Brief: Once the pictures are set aside, transcribe the remaining data exactly.

# # # # # # #

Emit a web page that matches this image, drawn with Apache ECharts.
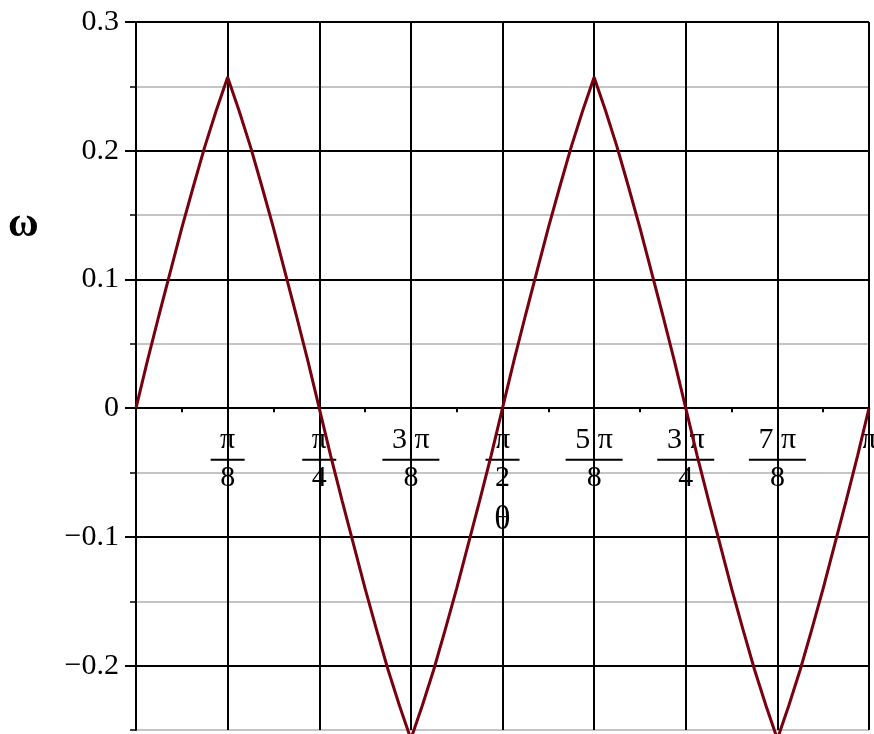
<!DOCTYPE html>
<html>
<head>
<meta charset="utf-8">
<script src="https://cdn.jsdelivr.net/npm/echarts@6/dist/echarts.min.js"></script>
<style>
  html, body { margin: 0; padding: 0; background: #fff; }
  #chart { width: 874px; height: 734px; }
</style>
</head>
<body>
<div id="chart"></div>
<script>
// θ sample positions, in multiples of π (steps of π/64)
const thetaOverPi = [
  0/64, 1/64, 2/64, 3/64, 4/64, 5/64, 6/64, 7/64, 8/64,
  9/64, 10/64, 11/64, 12/64, 13/64, 14/64, 15/64, 16/64,
  17/64, 18/64, 19/64, 20/64, 21/64, 22/64, 23/64, 24/64,
  25/64, 26/64, 27/64, 28/64, 29/64, 30/64, 31/64, 32/64,
  33/64, 34/64, 35/64, 36/64, 37/64, 38/64, 39/64, 40/64,
  41/64, 42/64, 43/64, 44/64, 45/64, 46/64, 47/64, 48/64,
  49/64, 50/64, 51/64, 52/64, 53/64, 54/64, 55/64, 56/64,
  57/64, 58/64, 59/64, 60/64, 61/64, 62/64, 63/64, 64/64
];

// ω at each θ sample
const omega = [
  0, 0.037, 0.072, 0.106, 0.140, 0.172, 0.203, 0.231, 0.257,
  0.231, 0.203, 0.172, 0.140, 0.106, 0.072, 0.037, 0,
  -0.037, -0.072, -0.106, -0.140, -0.172, -0.203, -0.231, -0.257,
  -0.231, -0.203, -0.172, -0.140, -0.106, -0.072, -0.037, 0,
  0.037, 0.072, 0.106, 0.140, 0.172, 0.203, 0.231, 0.257,
  0.231, 0.203, 0.172, 0.140, 0.106, 0.072, 0.037, 0,
  -0.037, -0.072, -0.106, -0.140, -0.172, -0.203, -0.231, -0.257,
  -0.231, -0.203, -0.172, -0.140, -0.106, -0.072, -0.037, 0
];

// θ tick labels at multiples of π/8, written as fractions
const xTickNumerators   = ['', 'π', 'π', '3 π', 'π', '5 π', '3 π', '7 π', 'π'];
const xTickDenominators = ['', '8', '4', '8', '2', '8', '4', '8', ''];

// labelled ω ticks
const yMajorTicks = [-0.2, -0.1, 0, 0.1, 0.2, 0.3];

const SERIF = "'Liberation Serif', 'Times New Roman', serif";
const LINE_COLOR = '#78000E';
const LABEL_SIZE = 30;

const points = thetaOverPi.map((t, i) => [t, omega[i]]);

function yLabel(v) {
  if (Math.abs(v) < 1e-9) return '0';
  const s = Math.abs(v).toFixed(1);
  return v < 0 ? '\u2212' + s : s;
}

function xLabel(v) {
  const k = Math.round(v * 8);
  const num = xTickNumerators[k] || '';
  const den = xTickDenominators[k] || '';
  if (!num) return '';
  if (!den) return '{n|' + num + '}';
  const bar = num.length > 1 ? 'bw' : 'bn';
  return '{n|' + num + '}\n{' + bar + '| }\n{d|' + den + '}';
}

const chart = echarts.init(document.getElementById('chart'), null, { renderer: 'canvas' });

const xAxisOption = {
  type: 'value',
  min: 0,
  max: 1,
  interval: 0.125,
  position: 'bottom',
  offset: 0,
  name: 'θ',
  nameLocation: 'middle',
  nameGap: 97,
  nameTextStyle: { fontFamily: SERIF, fontSize: 34, color: '#000', lineHeight: 30 },
  axisLine: { onZero: false, lineStyle: { color: '#000', width: 2 } },
  axisTick: { show: false },
  minorTick: { show: true, splitNumber: 2, length: 4, lineStyle: { color: '#000', width: 2 } },
  minorSplitLine: { show: false },
  splitLine: { show: true, lineStyle: { color: '#000', width: 2 } },
  axisLabel: {
    margin: 20,
    color: '#000',
    fontFamily: SERIF,
    fontSize: LABEL_SIZE,
    showMinLabel: false,
    hideOverlap: false,
    formatter: xLabel,
    rich: {
      n:  { fontFamily: SERIF, fontSize: LABEL_SIZE, lineHeight: 24, color: '#000', align: 'center' },
      bn: { width: 34, height: 2, lineHeight: 15, backgroundColor: '#000', align: 'center', fontSize: 2 },
      bw: { width: 57, height: 2, lineHeight: 15, backgroundColor: '#000', align: 'center', fontSize: 2 },
      d:  { fontFamily: SERIF, fontSize: LABEL_SIZE, lineHeight: 21, color: '#000', align: 'center' }
    }
  }
};

chart.setOption({
  animation: false,
  backgroundColor: '#fff',
  grid: { left: 136, right: 5, top: 22, bottom: 4, containLabel: false, outerBoundsMode: 'none' },
  xAxis: xAxisOption,
  yAxis: [
    {
      type: 'value',
      min: -0.25,
      max: 0.3,
      interval: 0.05,
      axisLine: { show: true, lineStyle: { color: '#000', width: 2 } },
      axisTick: { show: true, length: 6, lineStyle: { color: '#000', width: 1.5 } },
      axisLabel: { show: false },
      splitLine: { show: true, lineStyle: { color: ['#c4c4c4', '#000'], width: 2 } }
    },
    {
      type: 'value',
      min: -0.25,
      max: 0.3,
      interval: 0.05,
      position: 'left',
      offset: 0,
      axisLine: { show: false },
      splitLine: { show: false },
      axisTick: { show: true, length: 11, customValues: yMajorTicks, lineStyle: { color: '#000', width: 2 } },
      axisLabel: {
        show: true,
        customValues: yMajorTicks,
        margin: 17,
        color: '#000',
        fontFamily: SERIF,
        fontSize: LABEL_SIZE,
        formatter: yLabel
      }
    }
  ],
  graphic: [
    {
      type: 'text',
      left: 8,
      top: 204,
      style: { text: 'ω', font: 'bold 42px ' + SERIF, fill: '#000' }
    }
  ],
  series: [
    {
      type: 'line',
      data: points,
      showSymbol: false,
      clip: false,
      lineStyle: { color: LINE_COLOR, width: 3 },
      z: 5
    }
  ]
});

// Lift the θ axis (line, ticks, labels, name) from the grid edge up to ω = 0.
const yMin = chart.getModel().getComponent('yAxis', 0).axis.scale.getExtent()[0];
const zeroPx = chart.convertToPixel({ yAxisIndex: 0 }, 0);
const edgePx = chart.convertToPixel({ yAxisIndex: 0 }, yMin);
chart.setOption({ xAxis: { offset: -(edgePx - zeroPx) } });
</script>
</body>
</html>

# # # # # # #

Correct result:
Emit a web page that matches this image, drawn with Apache ECharts.
<!DOCTYPE html>
<html>
<head>
<meta charset="utf-8">
<script src="https://cdn.jsdelivr.net/npm/echarts@6/dist/echarts.min.js"></script>
<style>
  html, body { margin: 0; padding: 0; background: #fff; }
  #chart { width: 874px; height: 734px; }
</style>
</head>
<body>
<div id="chart"></div>
<script>
// θ sample positions, in multiples of π (steps of π/64)
const thetaOverPi = [
  0/64, 1/64, 2/64, 3/64, 4/64, 5/64, 6/64, 7/64, 8/64,
  9/64, 10/64, 11/64, 12/64, 13/64, 14/64, 15/64, 16/64,
  17/64, 18/64, 19/64, 20/64, 21/64, 22/64, 23/64, 24/64,
  25/64, 26/64, 27/64, 28/64, 29/64, 30/64, 31/64, 32/64,
  33/64, 34/64, 35/64, 36/64, 37/64, 38/64, 39/64, 40/64,
  41/64, 42/64, 43/64, 44/64, 45/64, 46/64, 47/64, 48/64,
  49/64, 50/64, 51/64, 52/64, 53/64, 54/64, 55/64, 56/64,
  57/64, 58/64, 59/64, 60/64, 61/64, 62/64, 63/64, 64/64
];

// ω at each θ sample
const omega = [
  0, 0.037, 0.072, 0.106, 0.140, 0.172, 0.203, 0.231, 0.257,
  0.231, 0.203, 0.172, 0.140, 0.106, 0.072, 0.037, 0,
  -0.037, -0.072, -0.106, -0.140, -0.172, -0.203, -0.231, -0.257,
  -0.231, -0.203, -0.172, -0.140, -0.106, -0.072, -0.037, 0,
  0.037, 0.072, 0.106, 0.140, 0.172, 0.203, 0.231, 0.257,
  0.231, 0.203, 0.172, 0.140, 0.106, 0.072, 0.037, 0,
  -0.037, -0.072, -0.106, -0.140, -0.172, -0.203, -0.231, -0.257,
  -0.231, -0.203, -0.172, -0.140, -0.106, -0.072, -0.037, 0
];

// θ tick labels at multiples of π/8, written as fractions
const xTickNumerators   = ['', 'π', 'π', '3 π', 'π', '5 π', '3 π', '7 π', 'π'];
const xTickDenominators = ['', '8', '4', '8', '2', '8', '4', '8', ''];

// labelled ω ticks
const yMajorTicks = [-0.2, -0.1, 0, 0.1, 0.2, 0.3];

const SERIF = "'Liberation Serif', 'Times New Roman', serif";
const LINE_COLOR = '#78000E';
const LABEL_SIZE = 30;

const points = thetaOverPi.map((t, i) => [t, omega[i]]);

function yLabel(v) {
  if (Math.abs(v) < 1e-9) return '0';
  const s = Math.abs(v).toFixed(1);
  return v < 0 ? '\u2212' + s : s;
}

function xLabel(v) {
  const k = Math.round(v * 8);
  const num = xTickNumerators[k] || '';
  const den = xTickDenominators[k] || '';
  if (!num) return '';
  if (!den) return '{n|' + num + '}';
  const bar = num.length > 1 ? 'bw' : 'bn';
  return '{n|' + num + '}\n{' + bar + '| }\n{d|' + den + '}';
}

const chart = echarts.init(document.getElementById('chart'), null, { renderer: 'canvas' });

const xAxisOption = {
  type: 'value',
  min: 0,
  max: 1,
  interval: 0.125,
  position: 'bottom',
  offset: 0,
  name: 'θ',
  nameLocation: 'middle',
  nameGap: 97,
  nameTextStyle: { fontFamily: SERIF, fontSize: 34, color: '#000', lineHeight: 30 },
  axisLine: { onZero: false, lineStyle: { color: '#000', width: 2 } },
  axisTick: { show: false },
  minorTick: { show: true, splitNumber: 2, length: 4, lineStyle: { color: '#000', width: 2 } },
  minorSplitLine: { show: false },
  splitLine: { show: true, lineStyle: { color: '#000', width: 2 } },
  axisLabel: {
    margin: 20,
    color: '#000',
    fontFamily: SERIF,
    fontSize: LABEL_SIZE,
    showMinLabel: false,
    hideOverlap: false,
    formatter: xLabel,
    rich: {
      n:  { fontFamily: SERIF, fontSize: LABEL_SIZE, lineHeight: 24, color: '#000', align: 'center' },
      bn: { width: 34, height: 2, lineHeight: 15, backgroundColor: '#000', align: 'center', fontSize: 2 },
      bw: { width: 57, height: 2, lineHeight: 15, backgroundColor: '#000', align: 'center', fontSize: 2 },
      d:  { fontFamily: SERIF, fontSize: LABEL_SIZE, lineHeight: 21, color: '#000', align: 'center' }
    }
  }
};

chart.setOption({
  animation: false,
  backgroundColor: '#fff',
  grid: { left: 136, right: 5, top: 22, bottom: 4, containLabel: false, outerBoundsMode: 'none' },
  xAxis: xAxisOption,
  yAxis: [
    {
      type: 'value',
      min: -0.25,
      max: 0.3,
      interval: 0.05,
      axisLine: { show: true, lineStyle: { color: '#000', width: 2 } },
      axisTick: { show: true, length: 6, lineStyle: { color: '#000', width: 1.5 } },
      axisLabel: { show: false },
      splitLine: { show: true, lineStyle: { color: ['#c4c4c4', '#000'], width: 2 } }
    },
    {
      type: 'value',
      min: -0.25,
      max: 0.3,
      interval: 0.05,
      position: 'left',
      offset: 0,
      axisLine: { show: false },
      splitLine: { show: false },
      axisTick: { show: true, length: 11, customValues: yMajorTicks, lineStyle: { color: '#000', width: 2 } },
      axisLabel: {
        show: true,
        customValues: yMajorTicks,
        margin: 17,
        color: '#000',
        fontFamily: SERIF,
        fontSize: LABEL_SIZE,
        formatter: yLabel
      }
    }
  ],
  graphic: [
    {
      type: 'text',
      left: 8,
      top: 204,
      style: { text: 'ω', font: 'bold 42px ' + SERIF, fill: '#000' }
    }
  ],
  series: [
    {
      type: 'line',
      data: points,
      showSymbol: false,
      clip: false,
      lineStyle: { color: LINE_COLOR, width: 3 },
      z: 5
    }
  ]
});

// Lift the θ axis (line, ticks, labels, name) from the grid edge up to ω = 0.
const yMin = chart.getModel().getComponent('yAxis', 0).axis.scale.getExtent()[0];
const zeroPx = chart.convertToPixel({ yAxisIndex: 0 }, 0);
const edgePx = chart.convertToPixel({ yAxisIndex: 0 }, yMin);
chart.setOption({ xAxis: { offset: -(edgePx - zeroPx) } });
</script>
</body>
</html>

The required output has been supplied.